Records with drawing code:
— Begin —
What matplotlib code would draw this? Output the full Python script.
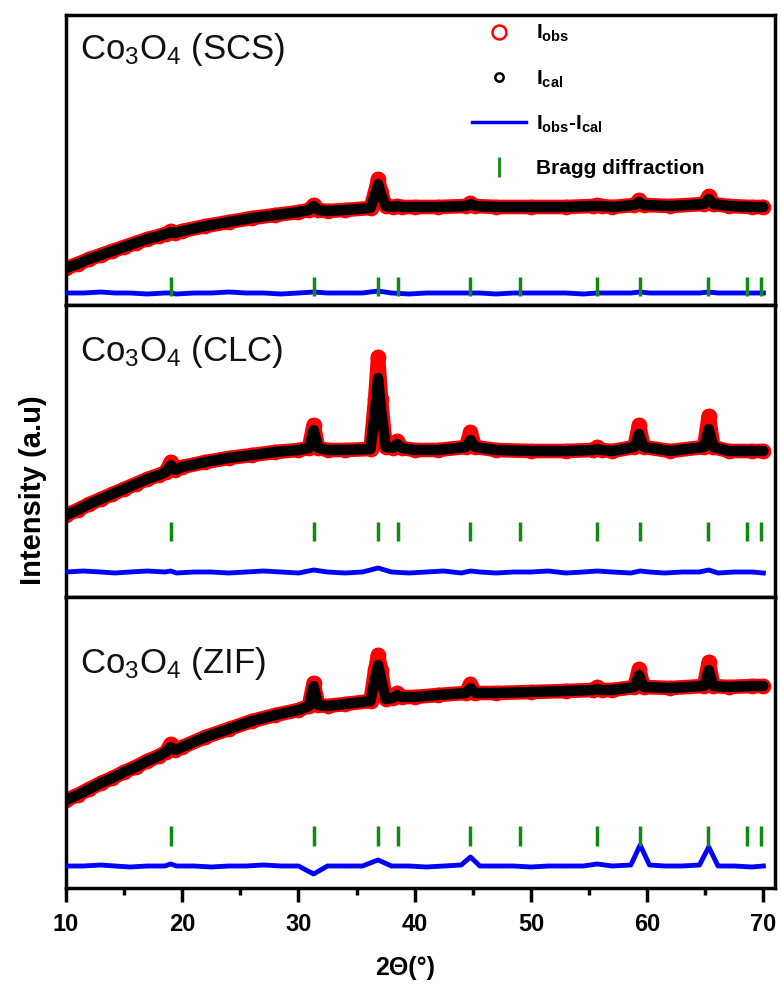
import matplotlib
matplotlib.use("Agg")
import matplotlib.pyplot as plt
from matplotlib.lines import Line2D

plt.rcParams['font.family'] = ['Liberation Sans', 'DejaVu Sans']
plt.rcParams['mathtext.default'] = 'regular'

# 2theta grid (shared by the three patterns)
two_theta = [10, 11, 12, 13, 14, 15, 16, 17, 18, 18.6, 19.0, 19.4,
             20, 22, 24, 26, 28, 30, 30.9, 31.3, 31.7, 32.5, 34,
             36.2, 36.6, 36.85, 37.1, 37.5, 38.1, 38.5, 38.9, 40, 42,
             44.4, 44.8, 45.2, 47, 50, 53, 55.3, 55.7, 56.1, 57,
             58.9, 59.3, 59.7, 62, 64.9, 65.3, 65.7, 67, 69, 70]

# intensities (arbitrary units, each panel on its own 0-290 scale)
obs_scs = [37, 41, 46, 50, 54, 58, 62, 66, 69, 71, 74, 72,
           74, 79, 83, 87, 90, 93, 95, 100, 95, 94, 95,
           97, 113, 126, 113, 99, 98, 99, 98, 98, 98,
           99, 102, 99, 98, 98, 98, 99, 100, 99, 98,
           100, 105, 100, 99, 101, 109, 101, 99, 98, 98]
cal_scs = [37, 41, 46, 50, 54, 58, 62, 66, 69, 71, 73, 72,
           74, 79, 83, 87, 90, 93, 95, 99, 95, 94, 95,
           97, 111, 121, 111, 99, 98, 99, 98, 98, 98,
           99, 101, 99, 98, 98, 98, 99, 99, 99, 98,
           100, 103, 100, 99, 101, 106, 101, 99, 98, 98]

obs_clc = [82, 87, 93, 98, 103, 108, 113, 118, 122, 125, 135, 127,
           130, 135, 139, 142, 145, 147, 149, 172, 149, 147, 147,
           148, 198, 240, 198, 150, 149, 156, 149, 147, 147,
           150, 165, 150, 147, 146, 146, 147, 150, 147, 146,
           150, 172, 150, 146, 150, 181, 150, 146, 146, 146]
cal_clc = [82, 87, 93, 98, 103, 108, 113, 118, 122, 125, 132, 127,
           130, 135, 139, 142, 145, 147, 149, 167, 149, 147, 147,
           148, 188, 219, 188, 150, 149, 153, 149, 147, 147,
           150, 157, 150, 147, 146, 146, 147, 148, 147, 146,
           150, 163, 150, 146, 150, 168, 150, 146, 146, 146]

obs_zif = [88, 93, 99, 105, 110, 116, 121, 127, 132, 136, 144, 138,
           141, 151, 159, 167, 173, 178, 182, 205, 183, 182, 184,
           187, 218, 233, 218, 189, 190, 195, 191, 191, 193,
           195, 204, 195, 195, 196, 197, 198, 201, 198, 198,
           201, 219, 201, 200, 202, 226, 202, 201, 202, 202]
cal_zif = [88, 93, 99, 105, 110, 116, 121, 127, 132, 136, 141, 138,
           141, 151, 159, 167, 173, 178, 182, 202, 183, 182, 184,
           187, 210, 223, 210, 189, 190, 193, 191, 191, 193,
           195, 200, 195, 195, 196, 197, 198, 199, 198, 198,
           201, 213, 201, 200, 202, 218, 202, 201, 202, 202]

# difference curves
diff_tt = [10, 11.5, 13, 14.2, 15.5, 17, 18.5, 19, 19.5, 21, 22.5, 24, 25.5,
           27, 28.5, 30, 31.3, 32.5, 34, 35.5, 36.85, 38, 39.5, 41, 42.5, 44,
           44.8, 45.6, 47, 48.5, 50, 51.5, 53, 54.5, 55.7, 57, 58.6, 59.4,
           60.2, 61.5, 63, 64.5, 65.3, 66.1, 67.5, 69, 70]
diff_scs = [12, 12, 13, 12, 12, 11, 12, 12, 11, 12, 12, 13, 12,
            12, 11, 12, 13, 12, 12, 12, 14, 12, 11, 12, 12, 12,
            12, 12, 11, 12, 12, 12, 12, 11, 12, 12, 12, 13,
            12, 12, 12, 12, 13, 12, 12, 12, 12]
diff_clc = [25, 26, 25, 24, 25, 26, 25, 26, 24, 25, 25, 24, 25,
            26, 25, 24, 27, 25, 24, 25, 29, 25, 24, 25, 26, 24,
            26, 25, 24, 25, 25, 26, 24, 25, 26, 25, 24, 26,
            25, 24, 25, 25, 27, 24, 25, 25, 24]
diff_zif = [22, 22, 23, 22, 21, 22, 22, 24, 22, 22, 21, 22, 22,
            23, 22, 22, 14, 22, 22, 22, 28, 22, 22, 21, 22, 23,
            31, 22, 22, 22, 21, 22, 22, 22, 24, 22, 23, 43,
            23, 22, 22, 23, 41, 22, 22, 21, 22]

bragg = [19.0, 31.3, 36.85, 38.55, 44.8, 49.1, 55.65, 59.35, 65.25, 68.6, 69.8]
bragg_span = [(9, 28), (56, 75), (42, 62)]

names = ['Co$_3$O$_4$ (SCS)', 'Co$_3$O$_4$ (CLC)', 'Co$_3$O$_4$ (ZIF)']
name_y = [0.88, 0.84, 0.77]
obs_all = [obs_scs, obs_clc, obs_zif]
cal_all = [cal_scs, cal_clc, cal_zif]
diff_all = [diff_scs, diff_clc, diff_zif]

fig = plt.figure(figsize=(7.81, 9.91), dpi=100)

W, H = 781.0, 991.0
panel_px = [(15, 305), (305, 597), (597, 888)]
axes = []
for k, (top, bot) in enumerate(panel_px):
    ax = fig.add_axes([66 / W, 1 - bot / H, 709 / W, (bot - top) / H])
    axes.append(ax)

    ax.plot(two_theta, obs_all[k], color='red', lw=10.5, solid_joinstyle='round',
            solid_capstyle='round', zorder=2)
    ax.plot(two_theta, obs_all[k], 'o', mfc='none', mec='red', ms=10, mew=1.3, zorder=2)
    ax.plot(two_theta, cal_all[k], color='black', lw=7.5, solid_joinstyle='round',
            solid_capstyle='round', zorder=3)
    ax.plot(diff_tt, diff_all[k], color='blue', lw=3.5, zorder=3)
    lo, hi = bragg_span[k]
    ax.vlines(bragg, lo, hi, color='#118a11', lw=2.5, zorder=4)

    ax.text(0.02, name_y[k], names[k], transform=ax.transAxes, fontsize=25,
            color='#111111', va='center', ha='left')

    ax.set_xlim(10, 71)
    ax.set_ylim(0, bot - top)
    ax.set_yticks([])
    for s in ax.spines.values():
        s.set_linewidth(2.5)
    if k < 2:
        ax.set_xticks([])
    else:
        ax.set_xticks(range(10, 71, 10))
        ax.set_xticks(range(15, 71, 10), minor=True)
        ax.tick_params(axis='x', which='major', direction='out', length=10,
                       width=2.5, labelsize=17, pad=8)
        ax.tick_params(axis='x', which='minor', direction='out', length=5, width=2.5)
        for lab in ax.get_xticklabels():
            lab.set_fontweight('bold')

# legend in the top panel
handles = [
    Line2D([], [], ls='none', marker='o', mfc='none', mec='red', ms=10, mew=1.8),
    Line2D([], [], ls='none', marker='o', mfc='white', mec='black', ms=6, mew=1.8),
    Line2D([], [], color='blue', lw=2.5),
    Line2D([], [], ls='none', marker='|', color='#118a11', ms=14, mew=2),
]
labels = ['I$_{obs}$', 'I$_{cal}$', 'I$_{obs}$-I$_{cal}$', 'Bragg diffraction']
leg = axes[0].legend(handles, labels, loc='upper left', bbox_to_anchor=(0.573, 0.972),
                     frameon=False, handlelength=2.6, handletextpad=0.45,
                     labelspacing=1.15, borderpad=0, borderaxespad=0,
                     prop={'weight': 'bold', 'size': 15})

fig.text(33 / W, 1 - 490 / H, 'Intensity (a.u)', rotation=90, fontsize=21,
         fontweight='bold', ha='center', va='center')
fig.text(405 / W, 1 - 968 / H, '2Θ(°)', fontsize=18, fontweight='bold',
         ha='center', va='center')

fig.savefig('out.png', dpi=100)
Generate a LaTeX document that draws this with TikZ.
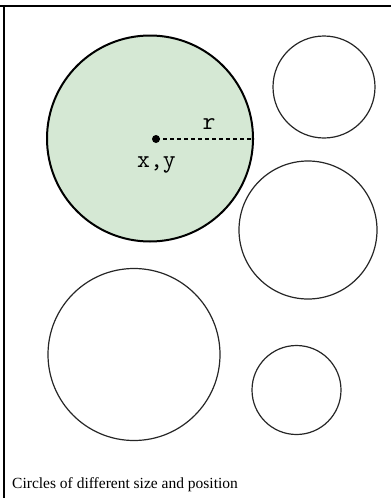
— End —
* **AIM OF THE EXERCISE**: Extract the lines exactly, please: the first line of the listing, the line with "100, 103, 100, 99, 101, 106, 101, 99, 98, 98]", and every line between them, but no pictures.

* **TASK OUTPUT**:
What matplotlib code would draw this? Output the full Python script.
import matplotlib
matplotlib.use("Agg")
import matplotlib.pyplot as plt
from matplotlib.lines import Line2D

plt.rcParams['font.family'] = ['Liberation Sans', 'DejaVu Sans']
plt.rcParams['mathtext.default'] = 'regular'

# 2theta grid (shared by the three patterns)
two_theta = [10, 11, 12, 13, 14, 15, 16, 17, 18, 18.6, 19.0, 19.4,
             20, 22, 24, 26, 28, 30, 30.9, 31.3, 31.7, 32.5, 34,
             36.2, 36.6, 36.85, 37.1, 37.5, 38.1, 38.5, 38.9, 40, 42,
             44.4, 44.8, 45.2, 47, 50, 53, 55.3, 55.7, 56.1, 57,
             58.9, 59.3, 59.7, 62, 64.9, 65.3, 65.7, 67, 69, 70]

# intensities (arbitrary units, each panel on its own 0-290 scale)
obs_scs = [37, 41, 46, 50, 54, 58, 62, 66, 69, 71, 74, 72,
           74, 79, 83, 87, 90, 93, 95, 100, 95, 94, 95,
           97, 113, 126, 113, 99, 98, 99, 98, 98, 98,
           99, 102, 99, 98, 98, 98, 99, 100, 99, 98,
           100, 105, 100, 99, 101, 109, 101, 99, 98, 98]
cal_scs = [37, 41, 46, 50, 54, 58, 62, 66, 69, 71, 73, 72,
           74, 79, 83, 87, 90, 93, 95, 99, 95, 94, 95,
           97, 111, 121, 111, 99, 98, 99, 98, 98, 98,
           99, 101, 99, 98, 98, 98, 99, 99, 99, 98,
           100, 103, 100, 99, 101, 106, 101, 99, 98, 98]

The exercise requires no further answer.